▶ Exercise:
Report, as a bare number, how many lines of the material below contain the word "this".

▶ Listed entries:
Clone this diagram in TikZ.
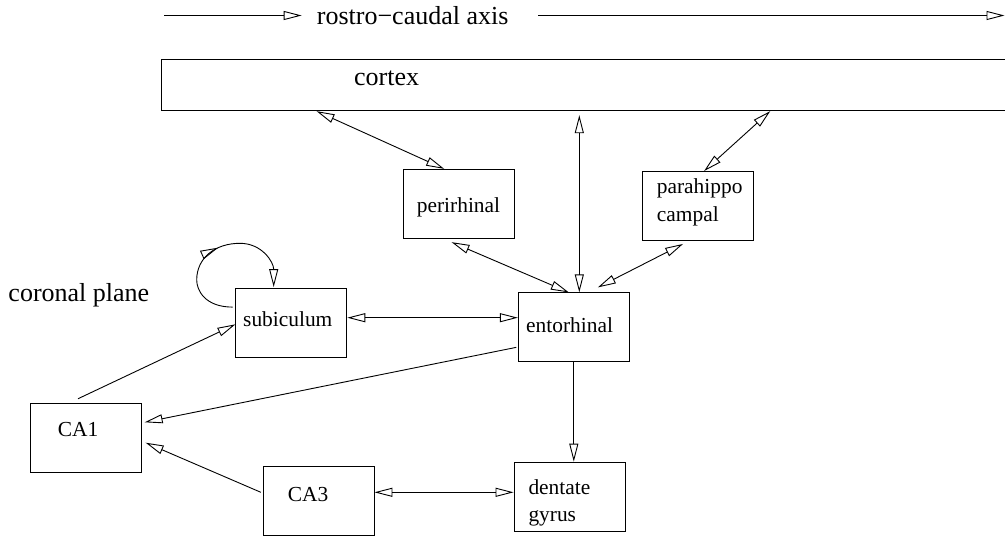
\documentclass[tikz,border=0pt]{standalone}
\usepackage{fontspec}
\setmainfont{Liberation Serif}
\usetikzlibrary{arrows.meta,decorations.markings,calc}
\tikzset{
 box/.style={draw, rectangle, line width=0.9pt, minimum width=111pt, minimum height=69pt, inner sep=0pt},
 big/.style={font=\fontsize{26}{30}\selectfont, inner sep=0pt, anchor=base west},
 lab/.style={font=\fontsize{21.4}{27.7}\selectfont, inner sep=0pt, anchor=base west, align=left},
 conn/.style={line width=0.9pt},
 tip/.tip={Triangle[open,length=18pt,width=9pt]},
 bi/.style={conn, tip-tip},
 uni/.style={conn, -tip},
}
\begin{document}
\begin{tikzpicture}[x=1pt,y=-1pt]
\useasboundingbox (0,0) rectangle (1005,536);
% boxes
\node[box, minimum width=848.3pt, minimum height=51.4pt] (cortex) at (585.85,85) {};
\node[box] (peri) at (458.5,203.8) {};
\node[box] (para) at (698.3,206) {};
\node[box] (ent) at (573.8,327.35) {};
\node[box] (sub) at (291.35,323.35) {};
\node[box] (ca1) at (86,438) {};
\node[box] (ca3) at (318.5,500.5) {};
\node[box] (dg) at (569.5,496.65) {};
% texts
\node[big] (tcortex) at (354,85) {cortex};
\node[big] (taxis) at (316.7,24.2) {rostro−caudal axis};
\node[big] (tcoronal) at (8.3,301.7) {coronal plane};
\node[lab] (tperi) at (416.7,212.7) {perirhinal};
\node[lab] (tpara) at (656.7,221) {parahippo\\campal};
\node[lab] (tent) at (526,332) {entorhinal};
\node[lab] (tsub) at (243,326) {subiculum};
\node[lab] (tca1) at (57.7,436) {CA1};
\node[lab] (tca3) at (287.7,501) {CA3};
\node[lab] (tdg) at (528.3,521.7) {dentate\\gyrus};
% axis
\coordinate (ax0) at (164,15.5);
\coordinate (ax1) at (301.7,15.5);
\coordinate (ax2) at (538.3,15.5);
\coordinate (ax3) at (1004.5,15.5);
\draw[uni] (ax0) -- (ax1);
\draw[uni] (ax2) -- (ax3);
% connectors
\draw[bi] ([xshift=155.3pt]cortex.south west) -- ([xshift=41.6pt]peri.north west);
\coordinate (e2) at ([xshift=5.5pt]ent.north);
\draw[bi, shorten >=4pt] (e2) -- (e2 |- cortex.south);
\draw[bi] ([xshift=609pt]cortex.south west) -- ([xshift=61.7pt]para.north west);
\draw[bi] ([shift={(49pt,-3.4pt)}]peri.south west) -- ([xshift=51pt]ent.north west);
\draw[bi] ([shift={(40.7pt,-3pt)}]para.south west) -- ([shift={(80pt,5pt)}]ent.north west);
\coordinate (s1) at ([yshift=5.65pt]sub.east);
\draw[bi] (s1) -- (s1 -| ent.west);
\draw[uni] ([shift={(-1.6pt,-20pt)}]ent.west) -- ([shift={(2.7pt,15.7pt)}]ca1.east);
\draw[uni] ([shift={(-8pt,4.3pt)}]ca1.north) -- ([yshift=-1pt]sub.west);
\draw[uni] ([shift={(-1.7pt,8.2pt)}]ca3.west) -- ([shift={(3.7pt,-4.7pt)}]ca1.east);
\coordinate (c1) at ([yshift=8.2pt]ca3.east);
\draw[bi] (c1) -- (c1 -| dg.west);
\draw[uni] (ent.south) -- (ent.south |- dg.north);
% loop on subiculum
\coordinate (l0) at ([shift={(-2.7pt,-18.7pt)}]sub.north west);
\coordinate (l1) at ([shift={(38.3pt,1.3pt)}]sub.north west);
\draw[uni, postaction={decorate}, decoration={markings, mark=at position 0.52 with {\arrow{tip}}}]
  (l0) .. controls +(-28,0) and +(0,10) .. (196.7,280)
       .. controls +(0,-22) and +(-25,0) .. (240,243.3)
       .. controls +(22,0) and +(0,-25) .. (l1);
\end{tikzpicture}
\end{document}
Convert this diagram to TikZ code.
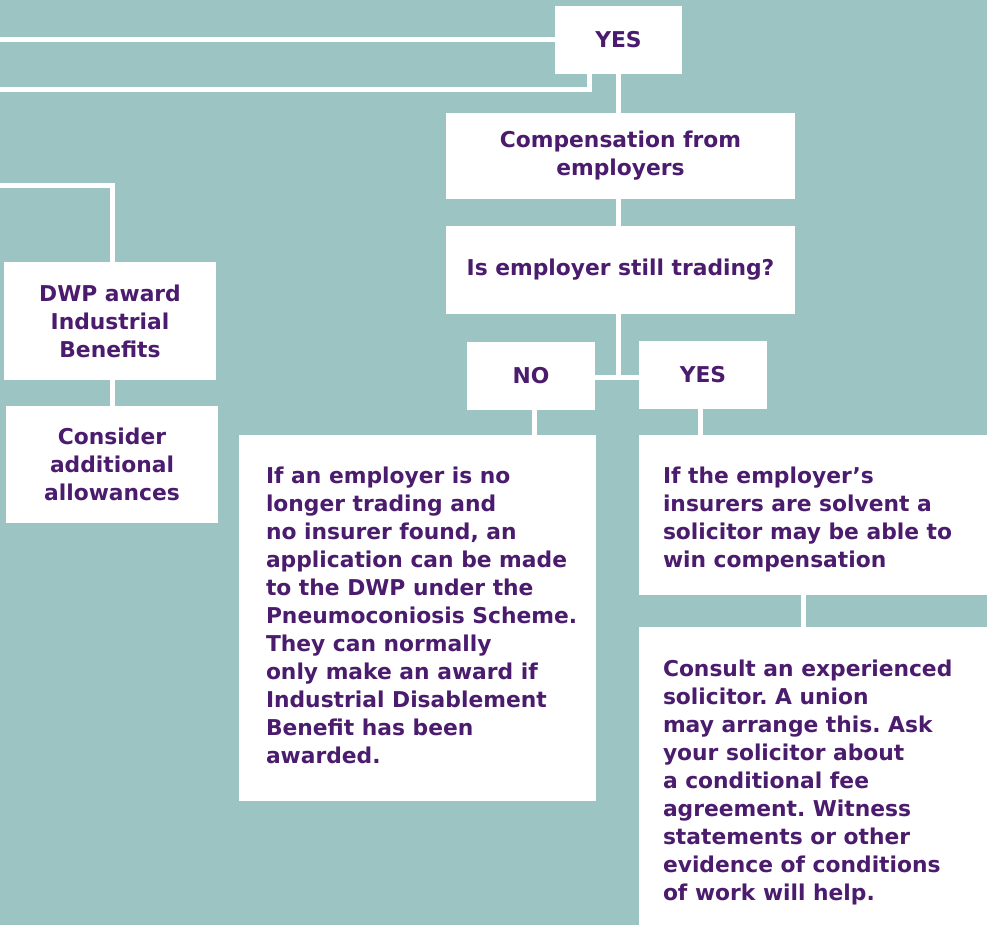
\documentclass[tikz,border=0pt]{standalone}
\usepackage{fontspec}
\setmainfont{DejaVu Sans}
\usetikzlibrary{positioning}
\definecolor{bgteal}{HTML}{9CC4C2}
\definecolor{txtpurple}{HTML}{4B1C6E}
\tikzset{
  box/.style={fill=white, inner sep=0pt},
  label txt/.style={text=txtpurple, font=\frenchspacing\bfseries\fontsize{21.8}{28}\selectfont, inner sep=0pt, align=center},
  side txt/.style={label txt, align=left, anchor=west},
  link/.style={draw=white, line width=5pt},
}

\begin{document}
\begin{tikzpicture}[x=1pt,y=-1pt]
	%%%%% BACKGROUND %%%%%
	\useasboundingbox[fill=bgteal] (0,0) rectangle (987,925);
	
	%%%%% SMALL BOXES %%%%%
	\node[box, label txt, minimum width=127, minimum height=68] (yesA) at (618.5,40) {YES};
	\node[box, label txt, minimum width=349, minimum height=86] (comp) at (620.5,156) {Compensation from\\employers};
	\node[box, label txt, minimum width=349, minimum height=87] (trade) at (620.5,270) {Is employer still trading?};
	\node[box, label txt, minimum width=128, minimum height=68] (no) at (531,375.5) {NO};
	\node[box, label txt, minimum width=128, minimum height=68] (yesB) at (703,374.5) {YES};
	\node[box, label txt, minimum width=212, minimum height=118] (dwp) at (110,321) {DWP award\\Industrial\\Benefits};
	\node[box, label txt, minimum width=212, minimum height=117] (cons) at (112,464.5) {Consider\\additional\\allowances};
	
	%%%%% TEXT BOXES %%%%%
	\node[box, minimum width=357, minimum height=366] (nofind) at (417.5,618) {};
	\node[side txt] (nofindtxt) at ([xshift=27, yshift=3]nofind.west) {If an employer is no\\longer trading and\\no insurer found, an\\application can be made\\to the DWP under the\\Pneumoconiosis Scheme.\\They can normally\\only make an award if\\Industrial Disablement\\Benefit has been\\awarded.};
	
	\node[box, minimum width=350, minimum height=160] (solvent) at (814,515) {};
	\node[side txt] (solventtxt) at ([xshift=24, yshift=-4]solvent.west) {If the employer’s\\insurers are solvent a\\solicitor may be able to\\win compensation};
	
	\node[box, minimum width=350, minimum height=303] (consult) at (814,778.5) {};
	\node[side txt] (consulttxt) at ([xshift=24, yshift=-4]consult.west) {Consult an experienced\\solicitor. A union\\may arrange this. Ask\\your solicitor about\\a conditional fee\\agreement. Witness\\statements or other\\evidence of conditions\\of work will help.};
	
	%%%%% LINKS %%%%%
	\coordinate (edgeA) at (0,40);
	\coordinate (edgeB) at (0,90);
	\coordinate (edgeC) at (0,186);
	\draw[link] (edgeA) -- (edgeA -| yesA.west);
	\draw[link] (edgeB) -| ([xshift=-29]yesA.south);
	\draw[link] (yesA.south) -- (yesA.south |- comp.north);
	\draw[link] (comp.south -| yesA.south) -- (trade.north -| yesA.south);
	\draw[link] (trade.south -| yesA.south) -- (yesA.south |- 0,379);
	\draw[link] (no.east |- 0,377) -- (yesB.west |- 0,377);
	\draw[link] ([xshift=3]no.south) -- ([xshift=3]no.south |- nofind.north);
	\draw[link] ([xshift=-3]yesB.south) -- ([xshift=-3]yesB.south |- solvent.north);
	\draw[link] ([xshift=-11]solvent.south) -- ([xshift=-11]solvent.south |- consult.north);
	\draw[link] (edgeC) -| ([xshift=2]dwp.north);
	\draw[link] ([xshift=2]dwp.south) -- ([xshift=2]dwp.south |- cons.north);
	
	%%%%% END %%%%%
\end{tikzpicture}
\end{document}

▶ Result of the exercise:
3